Plotting code records
####################
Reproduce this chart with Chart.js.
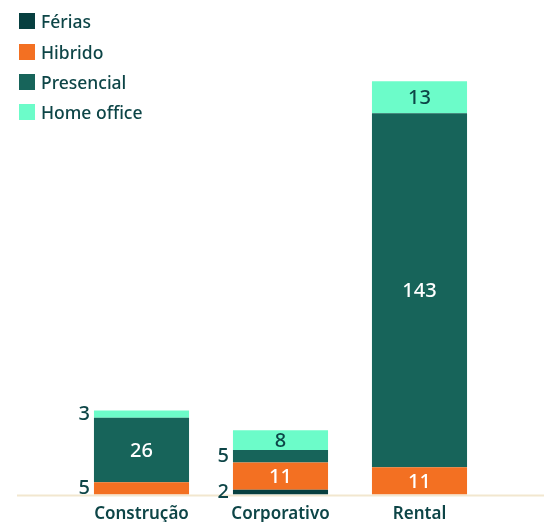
<!DOCTYPE html>
<html>
<head>
<meta charset="utf-8">
<script src="https://cdn.jsdelivr.net/npm/chart.js@4"></script>
<style>
  html, body { margin: 0; padding: 0; background: #fff; overflow: hidden; }
  #wrap { position: relative; width: 544px; height: 522px; overflow: hidden; }
  #legend { position: absolute; left: 19px; top: 6px; font-family: "Noto Sans", sans-serif; font-size: 17.5px; font-weight: 500; color: #0d4547; }
  .item { height: 30.4px; display: flex; align-items: center; }
  .box { width: 16px; height: 16px; margin-right: 6px; }
</style>
</head>
<body>
<div id="wrap">
  <canvas id="chart" width="544" height="533"></canvas>
  <div id="legend"></div>
</div>
<script>
// categories and stacked series (bottom to top)
const categories = ['Construção', 'Corporativo', 'Rental'];
const ferias = [0, 2, 0];
const hibrido = [5, 11, 11];
const presencial = [26, 5, 143];
const homeOffice = [3, 8, 13];

const textColor = '#0d4547';

const series = [
    { label: 'Férias', data: ferias, color: '#073f40', labelColor: '#ffffff' },
    { label: 'Hibrido', data: hibrido, color: '#f37022', labelColor: '#ffffff' },
    { label: 'Presencial', data: presencial, color: '#17645a', labelColor: '#ffffff' },
    { label: 'Home office', data: homeOffice, color: '#6cfcc9', labelColor: textColor }
];

// HTML legend, vertical, top left
const legend = document.getElementById('legend');
series.forEach(s => {
    const row = document.createElement('div');
    row.className = 'item';
    const box = document.createElement('span');
    box.className = 'box';
    box.style.background = s.color;
    const txt = document.createElement('span');
    txt.textContent = s.label;
    row.appendChild(box);
    row.appendChild(txt);
    legend.appendChild(row);
});

// value labels: inside if the segment is tall enough, otherwise left of the bar
const barLabels = {
    id: 'barLabels',
    afterDatasetsDraw(chart) {
        const ctx = chart.ctx;
        ctx.save();
        ctx.font = '500 20px "Noto Sans", sans-serif';
        ctx.textBaseline = 'middle';
        chart.data.datasets.forEach((ds, i) => {
            const meta = chart.getDatasetMeta(i);
            meta.data.forEach((bar, j) => {
                const v = ds.data[j];
                if (!v) return;
                const top = Math.min(bar.y, bar.base);
                const h = Math.abs(bar.base - bar.y);
                const cy = top + h / 2;
                if (h >= 18) {
                    ctx.textAlign = 'center';
                    ctx.fillStyle = series[i].labelColor;
                    ctx.fillText(v, bar.x, cy + 1);
                } else {
                    ctx.textAlign = 'right';
                    ctx.fillStyle = textColor;
                    ctx.fillText(v, bar.x - bar.width / 2 - 4, cy);
                }
            });
        });
        ctx.restore();
    }
};

// beige baseline running past the plot area
const baseLine = {
    id: 'baseLine',
    beforeDatasetsDraw(chart) {
        const ctx = chart.ctx;
        ctx.save();
        ctx.strokeStyle = '#f2e7cf';
        ctx.lineWidth = 2;
        ctx.beginPath();
        ctx.moveTo(17, chart.chartArea.bottom + 1);
        ctx.lineTo(chart.width, chart.chartArea.bottom + 1);
        ctx.stroke();
        ctx.restore();
    }
};

new Chart(document.getElementById('chart'), {
    type: 'bar',
    data: {
        labels: categories,
        datasets: series.map(s => ({
            label: s.label,
            data: s.data,
            backgroundColor: s.color,
            borderWidth: 0
        }))
    },
    options: {
        responsive: false,
        animation: false,
        layout: { padding: { top: 49, left: 72, right: 55, bottom: 0 } },
        categoryPercentage: 1,
        barPercentage: 0.684,
        plugins: {
            legend: { display: false },
            tooltip: { enabled: false }
        },
        scales: {
            x: {
                stacked: true,
                grid: { display: false, drawTicks: false },
                border: { display: false },
                ticks: {
                    color: textColor,
                    padding: 9,
                    font: { family: '"Noto Sans", sans-serif', size: 17, weight: 600 }
                }
            },
            y: {
                stacked: true,
                display: false,
                min: 0,
                max: 180
            }
        }
    },
    plugins: [baseLine, barLabels]
});
</script>
</body>
</html>
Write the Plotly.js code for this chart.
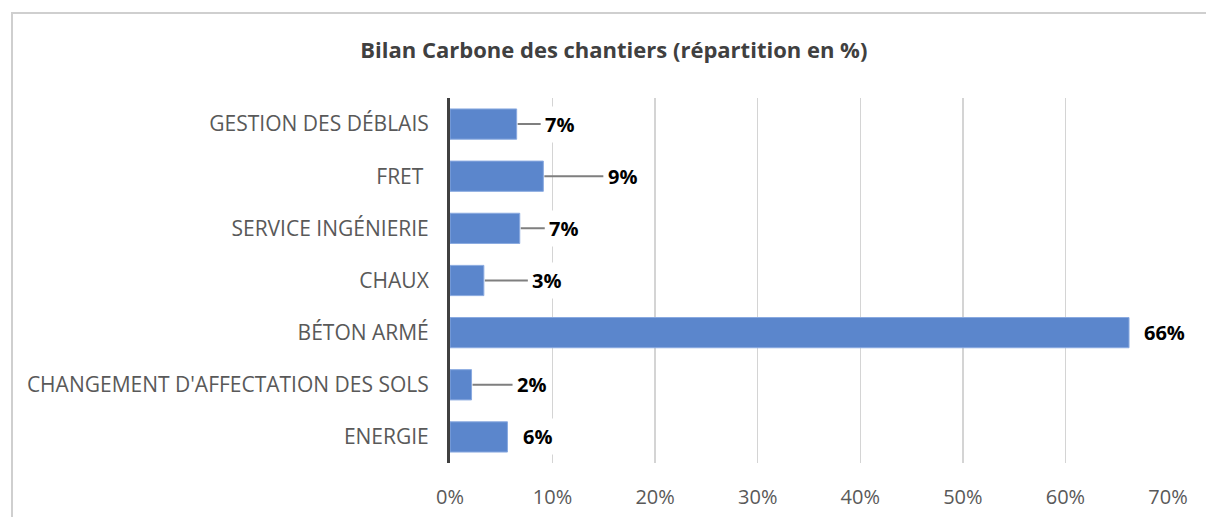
####################
The task: Skip the pictures and quote each line of the entries above, from the first through the line with "const textColor = '#0d4547';", exactly as it appears.

Response below:
Reproduce this chart with Chart.js.
<!DOCTYPE html>
<html>
<head>
<meta charset="utf-8">
<script src="https://cdn.jsdelivr.net/npm/chart.js@4"></script>
<style>
  html, body { margin: 0; padding: 0; background: #fff; overflow: hidden; }
  #wrap { position: relative; width: 544px; height: 522px; overflow: hidden; }
  #legend { position: absolute; left: 19px; top: 6px; font-family: "Noto Sans", sans-serif; font-size: 17.5px; font-weight: 500; color: #0d4547; }
  .item { height: 30.4px; display: flex; align-items: center; }
  .box { width: 16px; height: 16px; margin-right: 6px; }
</style>
</head>
<body>
<div id="wrap">
  <canvas id="chart" width="544" height="533"></canvas>
  <div id="legend"></div>
</div>
<script>
// categories and stacked series (bottom to top)
const categories = ['Construção', 'Corporativo', 'Rental'];
const ferias = [0, 2, 0];
const hibrido = [5, 11, 11];
const presencial = [26, 5, 143];
const homeOffice = [3, 8, 13];

const textColor = '#0d4547';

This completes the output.